Mereka memandang bahwa candaan yang sehat bisa mempererat ukhuwah, tetapi harus dikendalikan agar tidak berubah menjadi senda gurau yang melalaikan.
3. Batasan dalam bercanda, menjauhi dusta, dan ejekan

Imam Nawawi dalam Riyadhus Shalihin menyebut bahwa berdusta dalam bercanda tetap dihitung sebagai dosa. Rasulullah SAW bersabda, "Celakalah orang yang berbicara dan berdusta untuk membuat orang lain tertawa, celakalah dia!" Ini menunjukkan bahwa kejujuran tetap menjadi syarat utama dalam bercanda. Tidak dibenarkan mengarang cerita atau menggoda seseorang dengan kebohongan hanya demi menciptakan tawa.
Bercanda dengan mengejek, menjatuhkan martabat, atau membuka aib orang lain juga sangat dilarang. Ulama tafsir seperti Al-Qurtubi menafsirkan ayat “Janganlah suatu kaum mengolok-olok kaum yang lain…” (QS. Al-Hujurat: 11) sebagai larangan bercanda yang mengandung unsur hinaan, baik secara langsung maupun tersirat. Maka, etika dalam bercanda adalah memastikan bahwa orang lain tidak tersinggung, tidak dirugikan, dan tidak merasa direndahkan.
4. Manfaat dan bahaya tertawa dalam perspektif ruhani

Ibnu Qayyim al-Jawziyyah menjelaskan bahwa tawa bisa menjadi penyejuk jiwa jika dilakukan dengan niat yang bersih dan dalam batas yang wajar. Tertawa dalam kebersamaan yang sehat bisa menumbuhkan cinta, persahabatan, dan meringankan beban hidup.
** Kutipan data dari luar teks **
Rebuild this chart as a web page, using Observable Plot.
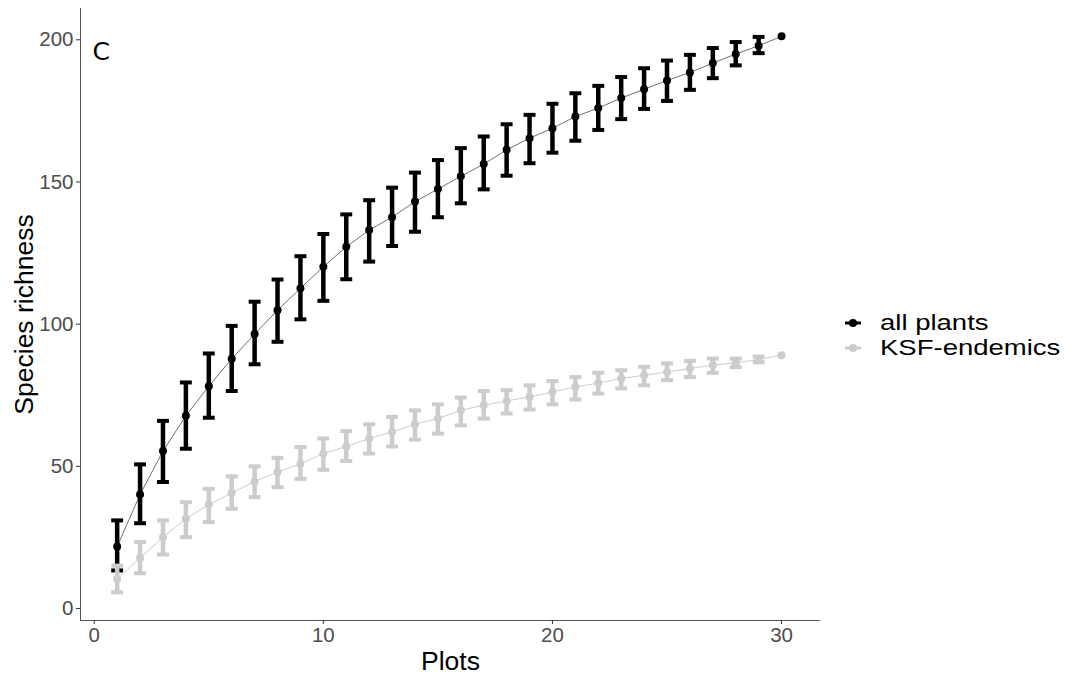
<!DOCTYPE html>
<html><head><meta charset="utf-8">
<script src="https://cdn.jsdelivr.net/npm/d3@7"></script>
<script src="https://cdn.jsdelivr.net/npm/@observablehq/plot@0.6"></script>
<style>
body{margin:0;background:#fff}
#wrap{position:relative;width:1067px;height:682px;font-family:"Liberation Sans",Arial,sans-serif}
#legend{position:absolute;left:843px;top:310px}
.row{display:flex;align-items:center;height:25px;font-size:22px;line-height:25px;color:#000;white-space:nowrap}
.row svg{margin-right:17px}
.row span{display:inline-block;transform:scaleX(1.25);transform-origin:left center}
</style></head>
<body><div id="wrap"><div id="chart"></div><div id="legend"></div></div>
<script>
const plots = [1,2,3,4,5,6,7,8,9,10,11,12,13,14,15,16,17,18,19,20,21,22,23,24,25,26,27,28,29,30];
const allMean = [21.8,40.1,55.4,67.8,78.2,87.8,96.5,104.9,112.6,120.2,127.2,133.1,137.6,143.1,147.5,152,156.3,161.3,165.4,168.9,173,176,179.5,182.6,185.7,188.5,191.8,195,197.9,201.2];
const allLo = [13.4,30,44.5,56.2,67.1,76.5,85.9,93.8,101.7,108.2,115.8,122,127.5,132.5,137.6,142.5,147.4,152.2,156.6,160.3,164.5,168.3,172.1,175.7,178.5,182.4,186.5,191,195.3,201.2];
const allHi = [31,50.7,66,79.5,89.7,99.4,107.9,115.7,123.9,131.7,138.6,143.6,148,153.3,157.7,161.9,166,170.3,173.6,177.5,181.2,183.8,186.9,190,192.7,194.7,197.1,199.2,201,201.2];
const endMean = [10.4,17.8,25.1,31.6,36.6,40.6,44.7,48,50.9,54.5,57,59.8,62.1,64.8,66.8,69.7,71.5,73,74.4,76.2,77.9,79.3,80.9,82,83.2,84.4,85.6,86.4,87.6,89.1];
const endLo = [5.7,12.4,19,25.1,30.4,35.1,39.2,42.7,45.6,48.8,51.9,54.5,57,59.4,61.5,64.4,66.8,68.6,70,71.8,73.5,75.6,77.4,78.5,80.3,81.4,82.9,84.9,86.6,89.1];
const endHi = [15.1,23.4,31,37.4,42.1,46.5,50,53,56.8,59.8,62.4,64.8,67.4,69.7,71.8,74.2,76.5,76.8,78.5,80,81.4,82.9,83.8,85,86.2,87.1,87.9,87.9,88.6,89.1];
const seriesNames = ["all plants","KSF-endemics"];
const seriesColors = ["#000000","#cccccc"];
const lineColors = ["#333333","#cccccc"];
const xTicks = [0,10,20,30];
const yTicks = [0,50,100,150,200];
const xDomain = [-0.6,31.7];
const yDomain = [-4.2,211];
const panelLabel = "C";
const xTitle = "Plots";
const yTitle = "Species richness";

const capHalf = 0.26;
const seriesData = [
  plots.map((p,i)=>({x:p, m:allMean[i], lo:allLo[i], hi:allHi[i]})),
  plots.map((p,i)=>({x:p, m:endMean[i], lo:endLo[i], hi:endHi[i]}))
];

const marks = [
  Plot.ruleX([xDomain[0]], {stroke:"#555", strokeWidth:1}),
  Plot.ruleY([yDomain[0]], {stroke:"#555", strokeWidth:1}),
  Plot.axisX({ticks:xTicks, tickSize:4, tickPadding:3, fontSize:20.5, fill:"#4d4d4d", stroke:"#333", label:null}),
  Plot.axisY({ticks:yTicks, tickSize:4, tickPadding:3, fontSize:20.5, fill:"#4d4d4d", stroke:"#333", label:null})
];
seriesData.forEach((rows, k) => {
  const bars = rows.filter(d => d.hi > d.lo);
  const c = seriesColors[k];
  marks.push(
    Plot.line(rows, {x:"x", y:"m", stroke:lineColors[k], strokeWidth:k===0?0.7:1}),
    Plot.ruleX(bars, {x:"x", y1:"lo", y2:"hi", stroke:c, strokeWidth:4.5}),
    Plot.link(bars, {x1:d=>d.x-capHalf, x2:d=>d.x+capHalf, y1:"lo", y2:"lo", stroke:c, strokeWidth:4}),
    Plot.link(bars, {x1:d=>d.x-capHalf, x2:d=>d.x+capHalf, y1:"hi", y2:"hi", stroke:c, strokeWidth:4}),
    Plot.dot(rows, {x:"x", y:"m", r:4, fill:c, stroke:"none"})
  );
});
marks.push(
  Plot.text([panelLabel], {frameAnchor:"top-left", dx:12, dy:43, text:d=>d, fontSize:25, fontFamily:"DejaVu Sans", fontWeight:"normal", textAnchor:"start", lineAnchor:"middle", fill:"#000"}),
  Plot.text([xTitle], {frameAnchor:"bottom", dy:41, text:d=>d, fontSize:26.5, textAnchor:"middle", lineAnchor:"middle", fill:"#000"}),
  Plot.text([yTitle], {frameAnchor:"left", dx:-56, rotate:-90, text:d=>d, fontSize:26.5, textAnchor:"middle", lineAnchor:"middle", fill:"#000"})
);

const chart = Plot.plot({
  width:1067, height:682,
  marginLeft:80, marginRight:247, marginTop:8, marginBottom:62,
  x:{domain:xDomain}, y:{domain:yDomain},
  style:{fontFamily:'"Liberation Sans", Arial, sans-serif', background:"#fff"},
  marks
});
document.getElementById("chart").appendChild(chart);

const legend = document.getElementById("legend");
seriesNames.forEach((name,k) => {
  const row = document.createElement("div");
  row.className = "row";
  row.innerHTML = `<svg width="20" height="14"><line x1="2" x2="18" y1="7" y2="7" stroke="${seriesColors[k]}" stroke-width="3"/><circle cx="10" cy="7" r="4" fill="${seriesColors[k]}"/></svg><span>${name}</span>`;
  legend.appendChild(row);
});
</script></body></html>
Namun, ia juga mengingatkan bahwa tawa yang berlebihan bisa melemahkan semangat ibadah dan menjauhkan seseorang dari keseriusan hidup.
Tawa yang terus-menerus juga bisa membuat seseorang kurang sensitif terhadap dosa dan penderitaan orang lain. Oleh karena itu, para ulama mengajarkan pentingnya menangis karena takut kepada Allah sebagai penyeimbang dari terlalu banyak tertawa. Dalam banyak kitab tasawuf, tangis karena rindu kepada Allah lebih dipuji daripada tawa yang tiada batas.
Demikian etika tertawa dan bercanda dalam Islam menurut ulama klasik.